Given m the mean value, s the sample standard deviation and N the sample size, the confidence interval is defined by the following formula:
\left( m - t \frac{s}{\sqrt N},m + t \frac{s}{\sqrt N} \right)
There’s a t parameter, as you can see, which is related to the confidence we want. The calculation of this parameter can be done in different ways. If our sample size is small (i.e. less than 30 points), we can use Student’s t distribution to calculate it. Given the confidence, we have to select that value of t that gives an area of the distribution in [-t,t] interval that is equal to our confidence.
Mathematically speaking, given a confidence value equal to c, the corresponding value of t is:
t_c = \left| I_{N-1}\left( \frac{1-c}{2}\right) \right |
where I(x) is the Student’s inverse cumulative distribution function with N-1 degrees of freedom. Practically speaking, it’s the value at which the right tail of the distribution is equal to half of the remaining area once we subtract the confidence from 1. This way, the area included between the tails is equal to the confidence we want.
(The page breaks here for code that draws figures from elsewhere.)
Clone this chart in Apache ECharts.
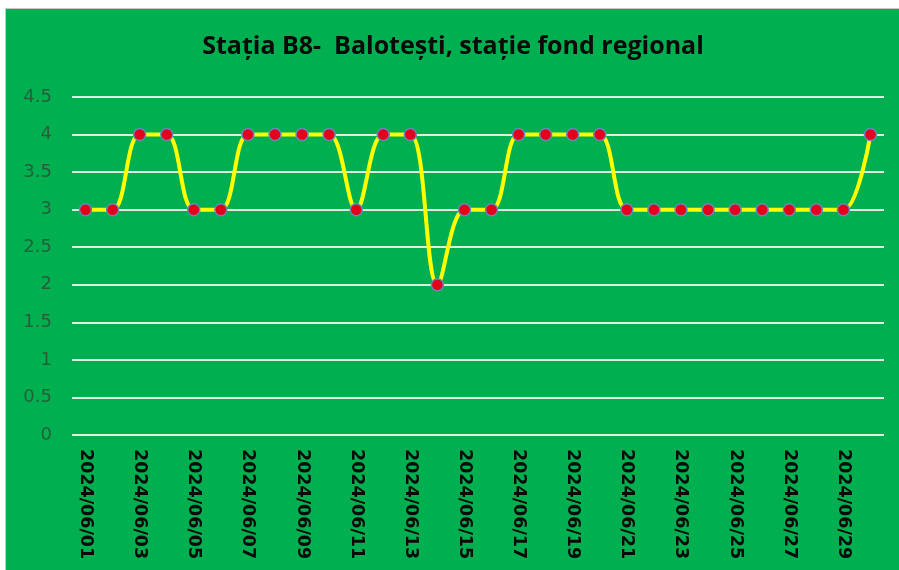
<!DOCTYPE html>
<html>
<head>
<meta charset="utf-8">
<script src="https://cdn.jsdelivr.net/npm/echarts@6/dist/echarts.min.js"></script>
<style>
  html, body { margin: 0; padding: 0; background: #ffffff; }
  #wrap { position: absolute; left: 5px; top: 8px; width: 894px; height: 562px;
          border-left: 1px solid #c8c8c8; border-top: 1px solid #c8c8c8; }
  #main { width: 894px; height: 562px; background: #00b050; }
</style>
</head>
<body>
<div id="wrap"><div id="main"></div></div>
<script>
// zilele lunii iunie 2024
var days = ['2024/06/01', '2024/06/02', '2024/06/03', '2024/06/04', '2024/06/05',
    '2024/06/06', '2024/06/07', '2024/06/08', '2024/06/09', '2024/06/10',
    '2024/06/11', '2024/06/12', '2024/06/13', '2024/06/14', '2024/06/15',
    '2024/06/16', '2024/06/17', '2024/06/18', '2024/06/19', '2024/06/20',
    '2024/06/21', '2024/06/22', '2024/06/23', '2024/06/24', '2024/06/25',
    '2024/06/26', '2024/06/27', '2024/06/28', '2024/06/29', '2024/06/30'];
var values = [3, 3, 4, 4, 3, 3, 4, 4, 4, 4,
    3, 4, 4, 2, 3, 3, 4, 4, 4, 4,
    3, 3, 3, 3, 3, 3, 3, 3, 3, 4];
var titleText = 'Stația B8-  Balotești, stație fond regional';

var chartDom = document.getElementById('main');
var myChart = echarts.init(chartDom);
var option;

option = {
    backgroundColor: '#00b050',
    animation: false,
    title: {
        text: titleText,
        left: 'center',
        top: 20,
        textStyle: {
            fontFamily: 'Open Sans',
            fontWeight: 'bold',
            fontSize: 25,
            color: '#0a0a0a'
        }
    },
    grid: {
        left: 66,
        right: 16,
        top: 88,
        bottom: 136
    },
    xAxis: {
        type: 'category',
        data: days,
        boundaryGap: true,
        axisLine: { show: false },
        axisTick: { show: false },
        axisLabel: {
            interval: 1,
            rotate: -90,
            margin: 14,
            fontFamily: 'DejaVu Sans',
            fontWeight: 'bold',
            fontSize: 17.5,
            color: '#0a0a0a'
        }
    },
    yAxis: {
        type: 'value',
        min: 0,
        max: 4.5,
        interval: 0.5,
        axisLine: { show: false },
        axisTick: { show: false },
        axisLabel: {
            margin: 20,
            fontFamily: 'DejaVu Sans',
            fontSize: 18,
            color: '#23603a'
        },
        splitLine: {
            lineStyle: { color: '#dcefe0', width: 2 }
        }
    },
    series: [
        {
            type: 'line',
            data: values,
            smooth: 0.35,
            symbol: 'circle',
            symbolSize: 12,
            lineStyle: { color: '#ffff00', width: 4 },
            itemStyle: {
                color: '#e4001b',
                borderColor: '#6b86b8',
                borderWidth: 1.5
            },
            z: 3
        }
    ]
};

option && myChart.setOption(option);
</script>
</body>
</html>
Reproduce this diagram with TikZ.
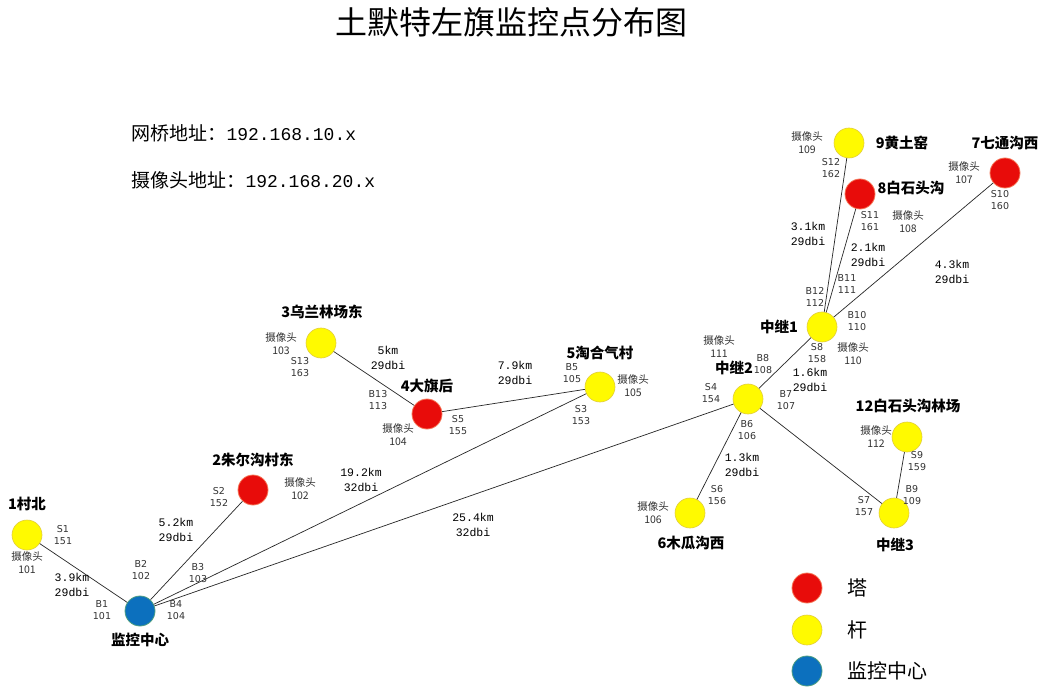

If the sample size is large (i.e. larger than 30 points), we can approximate Student’s t distribution with a normal distribution and forget about the degrees of freedom.
The reason behind these distributions is a consequence of the central limit theorem. The average value of a sample behaves, for large samples, like a gaussian variable (if the measures are independent and the population has a finite variance). For small sample sizes, we use Student’s t distribution.
Using the bootstrap
Who follows my articles knows that I really love bootstrap technique. That’s because it’s an unbiased algorithm that doesn’t make any assumption on the distribution of our dataset.
We can use bootstrap to calculate confidence intervals as well using this simple procedure:
- Create a new sample based on our dataset, with replacement and with the same number of points
- Calculate the mean value and store it in an array or list
- Repeat the process many times (e.g. 1000)
- On the list of the mean values, calculate 2.5th percentile and 97.5th percentile (if you want a 95% confidence interval)
Bootstrap gives us an unbiased estimate, paying the cost of a computationally complex algorithm. I prefer using it when it’s not a problem to code such an algorithm, but you can generally use the original formula safely in almost every situation.
Confidence interval calculator in Python
Let’s now calculate the confidence intervals in Python using Student’s t distribution and the bootstrap technique.
Let’s import some useful libraries.
import numpy as np
from scipy.stats import t
Let’s now simulate a dataset made of 100 numbers extracted from a normal distribution.
x = np.random.normal(size=100)
Let’s see we want to calculate the 95% confidence interval of the mean value. Let’s calculate all the numbers we need according to the formula of confidence intervals.
m = x.mean()
s = x.std()
dof = len(x)-1
confidence = 0.95
We now need the value of t. The function that calculates the inverse cumulative distribution is ppf. We need to apply the absolute value because the cumulative distribution works with the left tail, so the result would be negative.
t_crit = np.abs(t.ppf((1-confidence)/2,dof))
Now, we can apply the original formula to calculate the 95% confidence interval.
(m-s*t_crit/np.sqrt(len(x)), m+s*t_crit/np.sqrt(len(x)))
# (-0.14017768797464097, 0.259793719043611)
We know it’s correct because the normal distribution has 0 mean, but if we don’t know anything about the population, we could say that, with 95% confidence, the expected value of the population lies between -0.14 and 0.26.
We could have reached the same result using a bootstrap, which is unbiased. In this example, I create 1000 resamples of our dataset (with replacements).
values = [np.random.choice(x,size=len(x),replace=True).mean() for i in range(1000)]
np.percentile(values,[100*(1-confidence)/2,100*(1-(1-confidence)/2)])
# array([-0.13559955, 0.26480175])
As we can see, the result is almost equal to the one we have reached with the closed formula.
Conclusions
Confidence intervals are easy to calculate and can give a very useful insight to data analysts and scientists. They give a very powerful error estimate and, if used correctly, can really help us to extract as much information as possible from our data.